- Posted August 27, 2013 by
This iReport is part of an assignment:
Speaking up about sexual violence
The Experience of a Woman in India Revisited: The Many Dimensions of Misogyny
India: A Dangerous Place to be a (Foreign) Woman. This is the message implied by the headlines that detail the sexual assaults on foreign women. Lately, there have been blogs, articles, rumors. About the stalking, leering, groping and masturbating being done by Indian men when in contact with Western, mostly white, women. Western women signify to these men: skirts, bare shoulders, jeans, pale skin, pretty, out of reach, sexually loose.

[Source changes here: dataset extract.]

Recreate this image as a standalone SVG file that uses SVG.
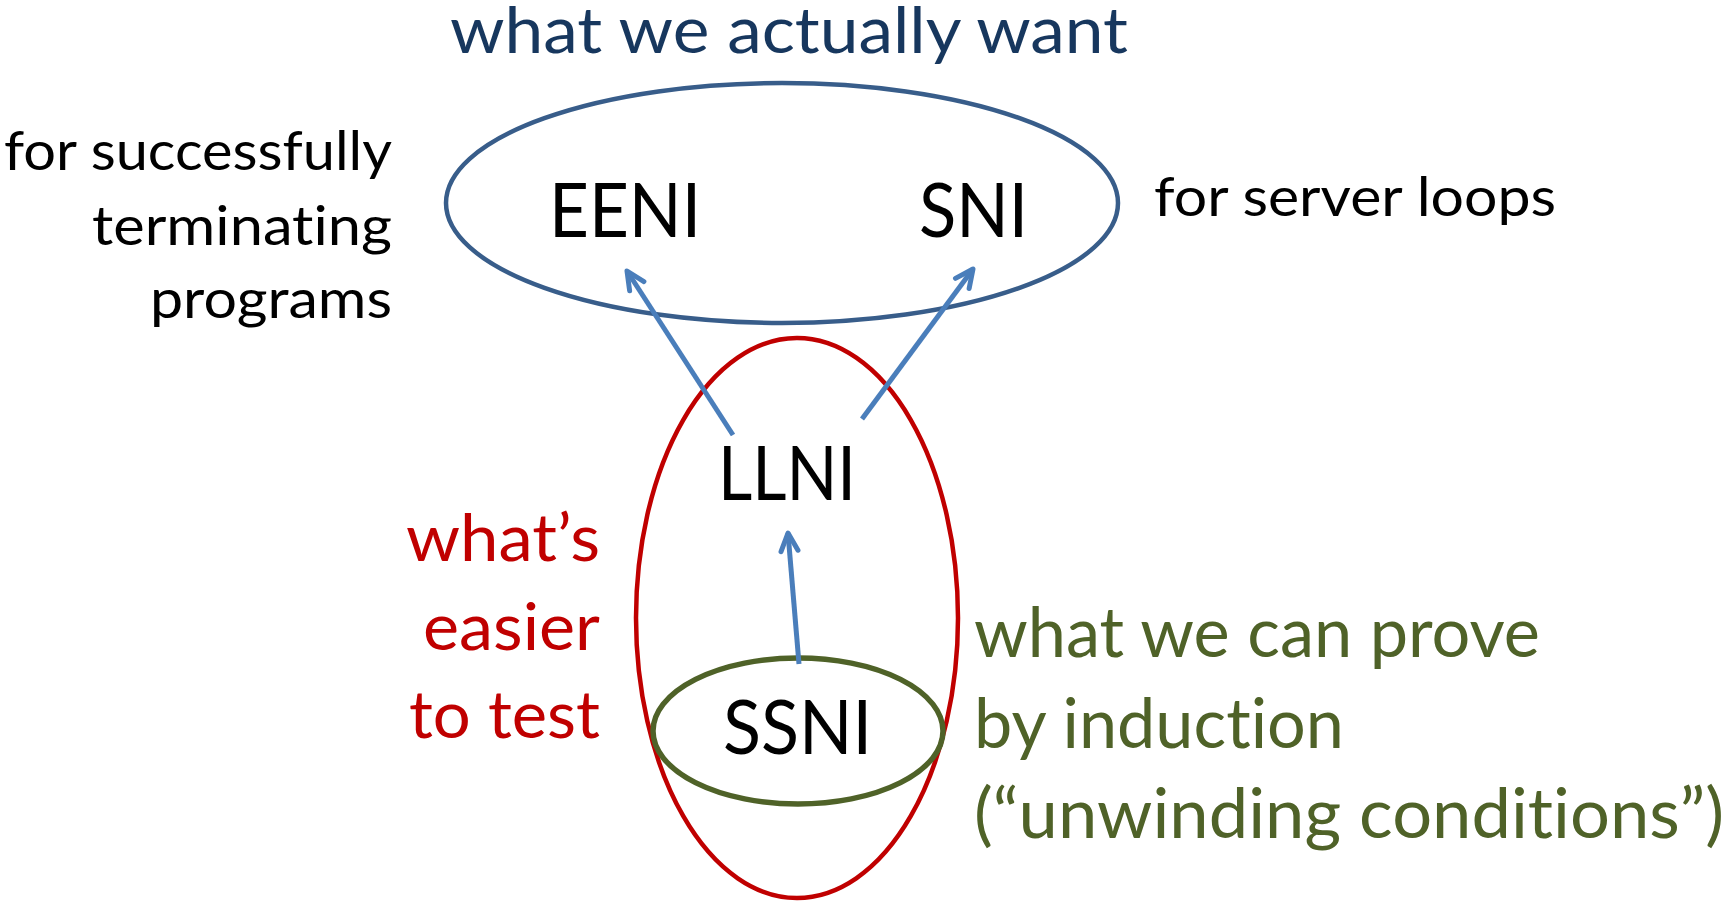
<svg xmlns="http://www.w3.org/2000/svg" width="1730" height="901" viewBox="0 0 1730 901">
  <defs>
    <style>
      text { font-family: Lato, "Liberation Sans", sans-serif; font-variant-ligatures: none; font-feature-settings: "liga" 0, "clig" 0; }
      .node-label { font-size: 75px; fill: #000000; }
      .note-black { font-size: 55px; fill: #000000; }
      .note-red { font-size: 66px; fill: #c00000; }
      .note-green { font-size: 70px; fill: #4f6228; }
      .title { font-size: 63px; fill: #17375e; }
      .set { fill: none; }
      .set-blue { stroke: #385d8a; stroke-width: 4.5; }
      .set-red { stroke: #c00000; stroke-width: 4.5; }
      .set-green { stroke: #4f6228; stroke-width: 5.5; }
      .edge { fill: none; stroke: #4a7ebb; stroke-width: 5; marker-end: url(#arrowhead); }
    </style>
    <marker id="arrowhead" markerUnits="userSpaceOnUse" viewBox="-24 -14 28 28" refX="0" refY="0" markerWidth="28" markerHeight="28" orient="auto">
      <path d="M-18,-8.5 L0,0 L-18,8.5" fill="none" stroke="#4a7ebb" stroke-width="5" stroke-linecap="round" stroke-linejoin="round"/>
    </marker>
  </defs>

  <rect x="0" y="0" width="1730" height="901" fill="#ffffff"/>

  <!-- outer set: the properties we actually want -->
  <g id="set-wanted">
    <ellipse class="set set-blue" cx="782" cy="203" rx="336" ry="120"/>
    <text class="title" x="450" y="53" textLength="678" lengthAdjust="spacingAndGlyphs">what we actually want</text>
    <text class="note-black" x="4" y="170" textLength="388" lengthAdjust="spacingAndGlyphs">for successfully</text>
    <text class="note-black" x="92" y="245" textLength="300" lengthAdjust="spacingAndGlyphs">terminating</text>
    <text class="note-black" x="150" y="318" textLength="242" lengthAdjust="spacingAndGlyphs">programs</text>
    <text class="note-black" x="1154" y="216" textLength="402" lengthAdjust="spacingAndGlyphs">for server loops</text>
  </g>

  <!-- middle set: easier to test -->
  <g id="set-testable">
    <ellipse class="set set-red" cx="797" cy="618" rx="161" ry="280"/>
    <text class="note-red" x="406" y="561" textLength="194" lengthAdjust="spacingAndGlyphs">what’s</text>
    <text class="note-red" x="423" y="650" textLength="177" lengthAdjust="spacingAndGlyphs">easier</text>
    <text class="note-red" x="409" y="738" textLength="191" lengthAdjust="spacingAndGlyphs">to test</text>
  </g>

  <!-- inner set: provable by induction -->
  <g id="set-provable">
    <ellipse class="set set-green" cx="798" cy="731" rx="145" ry="73"/>
    <text class="note-green" x="974" y="657" textLength="566" lengthAdjust="spacingAndGlyphs">what we can prove</text>
    <text class="note-green" x="974" y="748" textLength="370" lengthAdjust="spacingAndGlyphs">by induction</text>
    <text class="note-green" x="974" y="838" textLength="750" lengthAdjust="spacingAndGlyphs">(“unwinding conditions”)</text>
  </g>

  <!-- implication arrows -->
  <g id="connectors">
    <path class="edge" d="M733,435 L627,271"/>
    <path class="edge" d="M862,419 L973,269"/>
    <path class="edge" d="M799,664 L788,533"/>
  </g>

  <g id="node-eeni">
    <text class="node-label" x="549" y="237" textLength="152" lengthAdjust="spacingAndGlyphs">EENI</text>
  </g>
  <g id="node-sni">
    <text class="node-label" x="919" y="237" textLength="109" lengthAdjust="spacingAndGlyphs">SNI</text>
  </g>
  <g id="node-llni">
    <text class="node-label" x="718" y="500" textLength="138" lengthAdjust="spacingAndGlyphs">LLNI</text>
  </g>
  <g id="node-ssni">
    <text class="node-label" x="723" y="754" textLength="149" lengthAdjust="spacingAndGlyphs">SSNI</text>
  </g>
</svg>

Many Westerners who have never been to India romanticize it as a land full of spirituality, colors and culture. And so come these sobering stories to demystify. But sometimes these stories leave out important characters. Like the Indian women, who suffer from daily sexual harassment. Like those Indian men who are feminists, who are friends and concerned fathers. There are the colonial officials and social reformers, the developers, the tourists, the corporations; all have been complicit in creating a system in which patriarchy turns violent. There are other characters, too. The groping, cat-calling men in other countries including those from my home country, the United States. What happens when these characters are left out? Misogyny in India becomes reduced to: the “backwardness” of dark-skinned Third World mobs who covet the universally desirable white-skinned woman.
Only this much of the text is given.